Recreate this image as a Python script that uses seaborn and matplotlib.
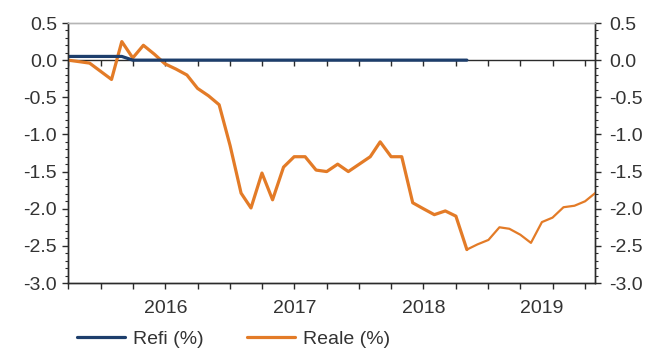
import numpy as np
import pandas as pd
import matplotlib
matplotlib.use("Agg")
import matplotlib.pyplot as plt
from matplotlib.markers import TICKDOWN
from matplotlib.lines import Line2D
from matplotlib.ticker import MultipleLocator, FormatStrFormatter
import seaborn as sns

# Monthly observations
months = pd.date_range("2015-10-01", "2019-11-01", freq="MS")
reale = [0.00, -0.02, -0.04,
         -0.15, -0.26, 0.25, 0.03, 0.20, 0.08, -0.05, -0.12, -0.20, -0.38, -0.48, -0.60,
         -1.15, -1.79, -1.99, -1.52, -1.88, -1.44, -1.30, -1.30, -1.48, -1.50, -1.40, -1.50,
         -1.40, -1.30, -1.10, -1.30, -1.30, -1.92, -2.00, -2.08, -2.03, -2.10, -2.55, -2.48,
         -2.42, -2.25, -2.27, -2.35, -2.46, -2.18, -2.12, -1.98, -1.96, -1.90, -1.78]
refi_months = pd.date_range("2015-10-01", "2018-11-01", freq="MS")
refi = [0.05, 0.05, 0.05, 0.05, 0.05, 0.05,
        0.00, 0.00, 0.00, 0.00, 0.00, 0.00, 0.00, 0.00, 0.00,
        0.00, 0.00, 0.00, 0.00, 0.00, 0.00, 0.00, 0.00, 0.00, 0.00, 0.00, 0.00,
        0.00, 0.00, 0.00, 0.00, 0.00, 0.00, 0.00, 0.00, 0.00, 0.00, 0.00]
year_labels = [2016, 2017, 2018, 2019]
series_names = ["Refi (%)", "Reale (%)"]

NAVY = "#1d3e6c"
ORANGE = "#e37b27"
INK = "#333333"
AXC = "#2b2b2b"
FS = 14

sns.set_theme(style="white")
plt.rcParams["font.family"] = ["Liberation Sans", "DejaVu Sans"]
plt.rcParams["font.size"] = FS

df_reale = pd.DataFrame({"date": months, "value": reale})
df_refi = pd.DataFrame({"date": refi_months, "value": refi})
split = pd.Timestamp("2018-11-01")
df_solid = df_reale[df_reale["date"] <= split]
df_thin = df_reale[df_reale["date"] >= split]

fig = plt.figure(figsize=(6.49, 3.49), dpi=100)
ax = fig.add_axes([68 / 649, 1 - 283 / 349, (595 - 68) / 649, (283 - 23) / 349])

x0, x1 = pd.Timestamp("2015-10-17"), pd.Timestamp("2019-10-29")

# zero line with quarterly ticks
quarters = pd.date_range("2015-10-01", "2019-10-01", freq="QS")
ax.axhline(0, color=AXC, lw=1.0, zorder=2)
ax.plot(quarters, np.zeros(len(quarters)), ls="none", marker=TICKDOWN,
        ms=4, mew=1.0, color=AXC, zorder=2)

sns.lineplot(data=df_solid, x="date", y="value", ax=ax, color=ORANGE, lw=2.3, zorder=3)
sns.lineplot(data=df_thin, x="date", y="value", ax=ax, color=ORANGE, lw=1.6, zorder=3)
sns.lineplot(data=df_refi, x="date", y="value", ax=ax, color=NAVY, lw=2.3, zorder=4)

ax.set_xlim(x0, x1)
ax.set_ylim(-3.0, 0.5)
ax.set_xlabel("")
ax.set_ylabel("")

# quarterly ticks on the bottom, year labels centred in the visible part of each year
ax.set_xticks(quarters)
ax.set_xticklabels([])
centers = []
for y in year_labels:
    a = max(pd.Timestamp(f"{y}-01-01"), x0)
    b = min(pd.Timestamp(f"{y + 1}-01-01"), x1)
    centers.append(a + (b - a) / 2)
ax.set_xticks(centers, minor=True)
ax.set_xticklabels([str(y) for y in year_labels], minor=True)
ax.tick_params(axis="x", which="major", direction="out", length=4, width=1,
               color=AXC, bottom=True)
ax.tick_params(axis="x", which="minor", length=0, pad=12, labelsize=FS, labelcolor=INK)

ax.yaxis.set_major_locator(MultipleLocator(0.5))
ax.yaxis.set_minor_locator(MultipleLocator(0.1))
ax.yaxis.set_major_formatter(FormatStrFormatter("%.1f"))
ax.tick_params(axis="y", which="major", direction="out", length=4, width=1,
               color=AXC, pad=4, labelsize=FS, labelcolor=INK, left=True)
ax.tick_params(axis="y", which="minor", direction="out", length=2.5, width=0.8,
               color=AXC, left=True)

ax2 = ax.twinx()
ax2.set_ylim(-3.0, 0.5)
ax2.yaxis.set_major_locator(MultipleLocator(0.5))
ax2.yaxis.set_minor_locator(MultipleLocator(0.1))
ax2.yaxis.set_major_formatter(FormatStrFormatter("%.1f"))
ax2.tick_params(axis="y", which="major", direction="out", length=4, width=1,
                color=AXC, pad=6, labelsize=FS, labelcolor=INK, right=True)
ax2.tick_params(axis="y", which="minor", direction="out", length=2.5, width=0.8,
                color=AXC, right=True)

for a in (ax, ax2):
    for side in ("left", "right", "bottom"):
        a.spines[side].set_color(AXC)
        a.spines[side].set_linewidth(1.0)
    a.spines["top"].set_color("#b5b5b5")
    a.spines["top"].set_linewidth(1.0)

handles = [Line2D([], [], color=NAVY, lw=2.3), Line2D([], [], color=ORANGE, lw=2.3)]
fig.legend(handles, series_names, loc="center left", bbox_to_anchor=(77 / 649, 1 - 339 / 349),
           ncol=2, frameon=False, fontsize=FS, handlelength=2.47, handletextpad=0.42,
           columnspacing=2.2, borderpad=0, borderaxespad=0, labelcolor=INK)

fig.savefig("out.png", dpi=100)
···
§ Job:
Reproduce the listing word for word and omit its pictures.

§ Task answer:
Recreate this image as a Python script that uses seaborn and matplotlib.
import numpy as np
import pandas as pd
import matplotlib
matplotlib.use("Agg")
import matplotlib.pyplot as plt
from matplotlib.markers import TICKDOWN
from matplotlib.lines import Line2D
from matplotlib.ticker import MultipleLocator, FormatStrFormatter
import seaborn as sns

# Monthly observations
months = pd.date_range("2015-10-01", "2019-11-01", freq="MS")
reale = [0.00, -0.02, -0.04,
         -0.15, -0.26, 0.25, 0.03, 0.20, 0.08, -0.05, -0.12, -0.20, -0.38, -0.48, -0.60,
         -1.15, -1.79, -1.99, -1.52, -1.88, -1.44, -1.30, -1.30, -1.48, -1.50, -1.40, -1.50,
         -1.40, -1.30, -1.10, -1.30, -1.30, -1.92, -2.00, -2.08, -2.03, -2.10, -2.55, -2.48,
         -2.42, -2.25, -2.27, -2.35, -2.46, -2.18, -2.12, -1.98, -1.96, -1.90, -1.78]
refi_months = pd.date_range("2015-10-01", "2018-11-01", freq="MS")
refi = [0.05, 0.05, 0.05, 0.05, 0.05, 0.05,
        0.00, 0.00, 0.00, 0.00, 0.00, 0.00, 0.00, 0.00, 0.00,
        0.00, 0.00, 0.00, 0.00, 0.00, 0.00, 0.00, 0.00, 0.00, 0.00, 0.00, 0.00,
        0.00, 0.00, 0.00, 0.00, 0.00, 0.00, 0.00, 0.00, 0.00, 0.00, 0.00]
year_labels = [2016, 2017, 2018, 2019]
series_names = ["Refi (%)", "Reale (%)"]

NAVY = "#1d3e6c"
ORANGE = "#e37b27"
INK = "#333333"
AXC = "#2b2b2b"
FS = 14

sns.set_theme(style="white")
plt.rcParams["font.family"] = ["Liberation Sans", "DejaVu Sans"]
plt.rcParams["font.size"] = FS

df_reale = pd.DataFrame({"date": months, "value": reale})
df_refi = pd.DataFrame({"date": refi_months, "value": refi})
split = pd.Timestamp("2018-11-01")
df_solid = df_reale[df_reale["date"] <= split]
df_thin = df_reale[df_reale["date"] >= split]

fig = plt.figure(figsize=(6.49, 3.49), dpi=100)
ax = fig.add_axes([68 / 649, 1 - 283 / 349, (595 - 68) / 649, (283 - 23) / 349])

x0, x1 = pd.Timestamp("2015-10-17"), pd.Timestamp("2019-10-29")

# zero line with quarterly ticks
quarters = pd.date_range("2015-10-01", "2019-10-01", freq="QS")
ax.axhline(0, color=AXC, lw=1.0, zorder=2)
ax.plot(quarters, np.zeros(len(quarters)), ls="none", marker=TICKDOWN,
        ms=4, mew=1.0, color=AXC, zorder=2)

sns.lineplot(data=df_solid, x="date", y="value", ax=ax, color=ORANGE, lw=2.3, zorder=3)
sns.lineplot(data=df_thin, x="date", y="value", ax=ax, color=ORANGE, lw=1.6, zorder=3)
sns.lineplot(data=df_refi, x="date", y="value", ax=ax, color=NAVY, lw=2.3, zorder=4)

ax.set_xlim(x0, x1)
ax.set_ylim(-3.0, 0.5)
ax.set_xlabel("")
ax.set_ylabel("")

# quarterly ticks on the bottom, year labels centred in the visible part of each year
ax.set_xticks(quarters)
ax.set_xticklabels([])
centers = []
for y in year_labels:
    a = max(pd.Timestamp(f"{y}-01-01"), x0)
    b = min(pd.Timestamp(f"{y + 1}-01-01"), x1)
    centers.append(a + (b - a) / 2)
ax.set_xticks(centers, minor=True)
ax.set_xticklabels([str(y) for y in year_labels], minor=True)
ax.tick_params(axis="x", which="major", direction="out", length=4, width=1,
               color=AXC, bottom=True)
ax.tick_params(axis="x", which="minor", length=0, pad=12, labelsize=FS, labelcolor=INK)

ax.yaxis.set_major_locator(MultipleLocator(0.5))
ax.yaxis.set_minor_locator(MultipleLocator(0.1))
ax.yaxis.set_major_formatter(FormatStrFormatter("%.1f"))
ax.tick_params(axis="y", which="major", direction="out", length=4, width=1,
               color=AXC, pad=4, labelsize=FS, labelcolor=INK, left=True)
ax.tick_params(axis="y", which="minor", direction="out", length=2.5, width=0.8,
               color=AXC, left=True)

ax2 = ax.twinx()
ax2.set_ylim(-3.0, 0.5)
ax2.yaxis.set_major_locator(MultipleLocator(0.5))
ax2.yaxis.set_minor_locator(MultipleLocator(0.1))
ax2.yaxis.set_major_formatter(FormatStrFormatter("%.1f"))
ax2.tick_params(axis="y", which="major", direction="out", length=4, width=1,
                color=AXC, pad=6, labelsize=FS, labelcolor=INK, right=True)
ax2.tick_params(axis="y", which="minor", direction="out", length=2.5, width=0.8,
                color=AXC, right=True)

for a in (ax, ax2):
    for side in ("left", "right", "bottom"):
        a.spines[side].set_color(AXC)
        a.spines[side].set_linewidth(1.0)
    a.spines["top"].set_color("#b5b5b5")
    a.spines["top"].set_linewidth(1.0)

handles = [Line2D([], [], color=NAVY, lw=2.3), Line2D([], [], color=ORANGE, lw=2.3)]
fig.legend(handles, series_names, loc="center left", bbox_to_anchor=(77 / 649, 1 - 339 / 349),
           ncol=2, frameon=False, fontsize=FS, handlelength=2.47, handletextpad=0.42,
           columnspacing=2.2, borderpad=0, borderaxespad=0, labelcolor=INK)

fig.savefig("out.png", dpi=100)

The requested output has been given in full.